2JA’s comments on both the intercepted letter and American tax policy are in his letter to Lovell of 26 Sept. 1778 (see preceding note). Silas Deane’s brother Simeon had returned from France early in 1778 bringing the Franco-American treaties for ratification, and had then set vigorously about extending the Deanes’ commercial enterprises in America, for which they had great expectations because of their close official and mercantile ties in France. Simeon’s letter to Silas here discussed was captured by the British and printed, without date or place (though quite evidently the writer was in Virginia), in Lloyd’s Morning Post (London), 26 Aug. 1778. For the most part it reported on the ships and cargoes in which the Deanes had an interest and on Simeon’s own plans and prospects as a trader in goods from France. But before finishing, Simeon added a revealing passage in which he first spoke indignantly of the rising complaints in Congress over Silas Deane’s rumored commercial activities and then ingenuously substantiated the rumors:

“The two Adams’s from N[ew] E[ngland] are both strongly against [John Hancock] and yourself.
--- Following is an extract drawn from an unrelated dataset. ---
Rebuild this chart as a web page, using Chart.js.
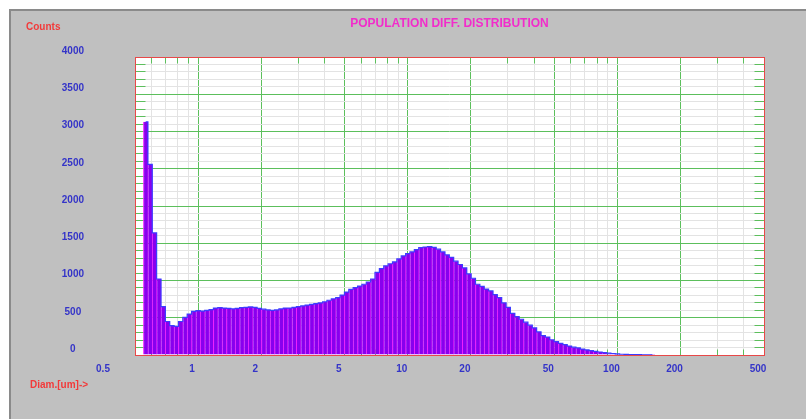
<!DOCTYPE html>
<html>
<head>
<meta charset="utf-8">
<script src="https://cdn.jsdelivr.net/npm/chart.js@4.4.1/dist/chart.umd.min.js"></script>
<style>
  html, body { margin: 0; padding: 0; background: #fff; width: 806px; height: 419px; overflow: hidden; }
  #panel { position: absolute; left: 9px; top: 9px; width: 810px; height: 420px; background: #c0c0c0;
           border-top: 2px solid #8a8a8a; border-left: 2px solid #8a8a8a; }
  #c { position: absolute; left: 0; top: 0; }
</style>
</head>
<body>
<div id="panel"></div>
<canvas id="c" width="806" height="419"></canvas>
<script>
// Particle size histogram: log-spaced channels (48 per decade), counts per channel.
const diameters = [
  0.5623, 0.5900, 0.6190, 0.6494, 0.6813, 0.7148, 0.7499, 0.7867, 0.8254, 0.8660, 0.9085, 0.9532,
  1.000, 1.049, 1.101, 1.155, 1.212, 1.271, 1.334, 1.399, 1.468, 1.540, 1.616, 1.695,
  1.778, 1.866, 1.957, 2.054, 2.154, 2.260, 2.371, 2.488, 2.610, 2.738, 2.873, 3.014,
  3.162, 3.318, 3.481, 3.652, 3.831, 4.019, 4.217, 4.424, 4.642, 4.870, 5.109, 5.360,
  5.623, 5.900, 6.190, 6.494, 6.813, 7.148, 7.499, 7.867, 8.254, 8.660, 9.085, 9.532,
  10.00, 10.49, 11.01, 11.55, 12.12, 12.71, 13.34, 13.99, 14.68, 15.40, 16.16, 16.95,
  17.78, 18.66, 19.57, 20.54, 21.54, 22.60, 23.71, 24.88, 26.10, 27.38, 28.73, 30.14,
  31.62, 33.18, 34.81, 36.52, 38.31, 40.19, 42.17, 44.24, 46.42, 48.70, 51.09, 53.60,
  56.23, 59.00, 61.90, 64.94, 68.13, 71.48, 74.99, 78.67, 82.54, 86.60, 90.85, 95.32,
  100.0, 104.9, 110.1, 115.5, 121.2, 127.1, 133.4, 139.9, 146.8,
];
const counts = [
  3130, 2560, 1640, 1020, 650, 450, 395, 385, 450, 505, 550, 585,
  595, 590, 600, 610, 630, 635, 630, 625, 620, 625, 635, 640,
  645, 640, 625, 615, 605, 600, 605, 620, 630, 630, 640, 650,
  660, 670, 680, 690, 700, 715, 735, 755, 770, 805, 845, 880,
  905, 925, 950, 980, 1020, 1110, 1160, 1195, 1225, 1250, 1290, 1330,
  1360, 1385, 1415, 1440, 1450, 1455, 1445, 1420, 1385, 1345, 1310, 1260,
  1215, 1170, 1090, 1030, 950, 920, 885, 860, 810, 770, 700, 640,
  560, 515, 480, 440, 400, 365, 310, 260, 240, 205, 180, 155,
  140, 120, 105, 95, 80, 68, 58, 48, 40, 32, 25, 20,
  15, 10, 8, 6, 5, 4, 3, 2, 1,
];
const xTickLabels = [0.5, 1, 2, 5, 10, 20, 50, 100, 200, 500];
const xRange = [0.5, 500];
const yRange = [0, 4000];
const yMinorStep = 100;
const yMajorStep = 500;
const titleText = 'POPULATION DIFF. DISTRIBUTION';
const yAxisName = 'Counts';
const xAxisName = 'Diam.[um]->';

const FONT = '"Liberation Sans", Arial, Helvetica, sans-serif';
const GREEN = '#5cbf5c';
const GRAY = '#e3e3e3';
const RED = '#e84848';
const BLUE_TXT = '#3434c8';

// every 1..9 x 10^n inside the axis range -> one grid line each
const xGrid = [];
for (let e = -1; e <= 2; e++) {
  for (let m = 1; m <= 9; m++) {
    const v = +(m * Math.pow(10, e)).toPrecision(6);
    if (v >= xRange[0] - 1e-9 && v <= xRange[1] + 1e-9) xGrid.push(v);
  }
}
const mantissa = v => Math.round(v / Math.pow(10, Math.floor(Math.log10(v) + 1e-9)));
const isMajorX = v => [1, 2, 5].includes(mantissa(v));
// same snapping Chart.js uses for 1px grid lines
const snap = p => Math.round(p - 0.5) + 0.5;

const plotFrame = {
  id: 'plot-frame',
  beforeDraw(chart) {
    const { ctx, chartArea: a } = chart;
    ctx.save();
    ctx.fillStyle = '#ffffff';
    ctx.fillRect(a.left, a.top, a.right - a.left, a.bottom - a.top);
    ctx.restore();
  },
  beforeDatasetsDraw(chart) {
    const { ctx, chartArea: a, scales } = chart;
    const L = snap(a.left), R = snap(a.right), T = snap(a.top), B = snap(a.bottom);
    ctx.save();
    ctx.lineWidth = 1;
    // short green ticks on the frame at minor positions
    ctx.strokeStyle = GREEN;
    ctx.beginPath();
    for (const v of xGrid) {
      if (isMajorX(v)) continue;
      const px = snap(scales.x.getPixelForValue(v));
      ctx.moveTo(px, T); ctx.lineTo(px, T + 6);
      ctx.moveTo(px, B); ctx.lineTo(px, B - 6);
    }
    for (let v = yRange[0] + yMinorStep; v < yRange[1]; v += yMinorStep) {
      if (v % yMajorStep === 0) continue;
      const py = snap(scales.y.getPixelForValue(v));
      ctx.moveTo(L, py); ctx.lineTo(L + 10, py);
      ctx.moveTo(R, py); ctx.lineTo(R - 10, py);
    }
    ctx.stroke();
    ctx.strokeStyle = RED;
    ctx.strokeRect(L, T, R - L, B - T);
    ctx.restore();
  },
  afterDraw(chart) {
    const { ctx, chartArea: a, scales } = chart;
    ctx.save();
    ctx.textBaseline = 'middle';
    ctx.font = 'bold 12px ' + FONT;
    ctx.fillStyle = '#f22ccb';
    ctx.textAlign = 'center';
    ctx.fillText(titleText, (a.left + a.right) / 2, 24);
    // x tick labels: the original sits them a little left of their grid line,
    // and the first one well clear of the frame
    ctx.font = 'bold 10px ' + FONT;
    ctx.fillStyle = BLUE_TXT;
    for (const v of xTickLabels) {
      const px = scales.x.getPixelForValue(v);
      ctx.fillText(String(v), v === xRange[0] ? px - 32 : px - 6, a.bottom + 14);
    }
    ctx.fillStyle = '#f23a3a';
    ctx.textAlign = 'left';
    ctx.fillText(yAxisName, 26, 27);
    ctx.fillText(xAxisName, 30, 385);
    ctx.restore();
  },
};

const points = diameters.map((d, i) => ({ x: d, y: counts[i] }));

new Chart(document.getElementById('c'), {
  type: 'bar',
  data: {
    datasets: [
      {
        type: 'line', data: points, order: 0,
        borderColor: '#3c3cff', borderWidth: 1.2, pointRadius: 0,
        stepped: 'middle', fill: false,
      },
      {
        data: points, order: 1,
        backgroundColor: '#8800ee', borderColor: '#f020ff',
        borderWidth: { left: 1, right: 0, top: 0, bottom: 0 },
        barPercentage: 1.2, categoryPercentage: 1,
      },
    ],
  },
  options: {
    responsive: false, animation: false, events: [],
    layout: { padding: { top: 55, right: 42, bottom: 0, left: 0 } },
    scales: {
      x: {
        type: 'logarithmic', min: xRange[0], max: xRange[1], offset: false,
        border: { display: false },
        grid: { offset: false, drawTicks: false, lineWidth: 1,
                color: c => isMajorX(c.tick.value) ? GREEN : GRAY },
        ticks: { display: false },
        afterBuildTicks: s => { s.ticks = xGrid.map(v => ({ value: v })); },
        afterFit: s => { s.height = 64; },
      },
      y: {
        min: yRange[0], max: yRange[1],
        border: { display: false },
        grid: { drawTicks: false, lineWidth: 1,
                color: c => c.tick.value % yMajorStep === 0 ? GREEN : GRAY },
        ticks: { stepSize: yMinorStep, autoSkip: false, padding: 51, labelOffset: -6,
                 crossAlign: 'center', color: BLUE_TXT,
                 font: { family: FONT, size: 10, weight: 'bold' },
                 callback: v => v % yMajorStep === 0 ? String(v) : '' },
        afterFit: s => { s.width = 135; },
      },
    },
    plugins: { legend: { display: false }, tooltip: { enabled: false }, title: { display: false } },
  },
  plugins: [plotFrame],
});
</script>
</body>
</html>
God knows what lengths they intend by their factions; yet depend they are indefatigable. I can with great truth assure you, that, notwithstanding their treatment of you, . . . they have not yet dared to attack your character, further than to say you were in trade, &c. This has been amply blazed by the imprudence of Mr. Bromfield, who has told it everywhere, in Virginia and the Carolinas, that you and M. M——owned a quarter or half of the ship commanded by Capt. Roche. The effects of that cargo, I believe, are here (or a part of them), in his possession at James River, and in case they have been laid out into tobacco, last June, at 30 to 36, may turn amazingly advantageous—but whether this has been fully done or not, I am not informed.” (Deane Papers description begins Papers of Silas Deane, 1774–1790, in New-York Historical Society, Collections, Publication Fund Series, vols. 19–23, New York, 1887–1891; 5 vols. description ends , 2:467–468.)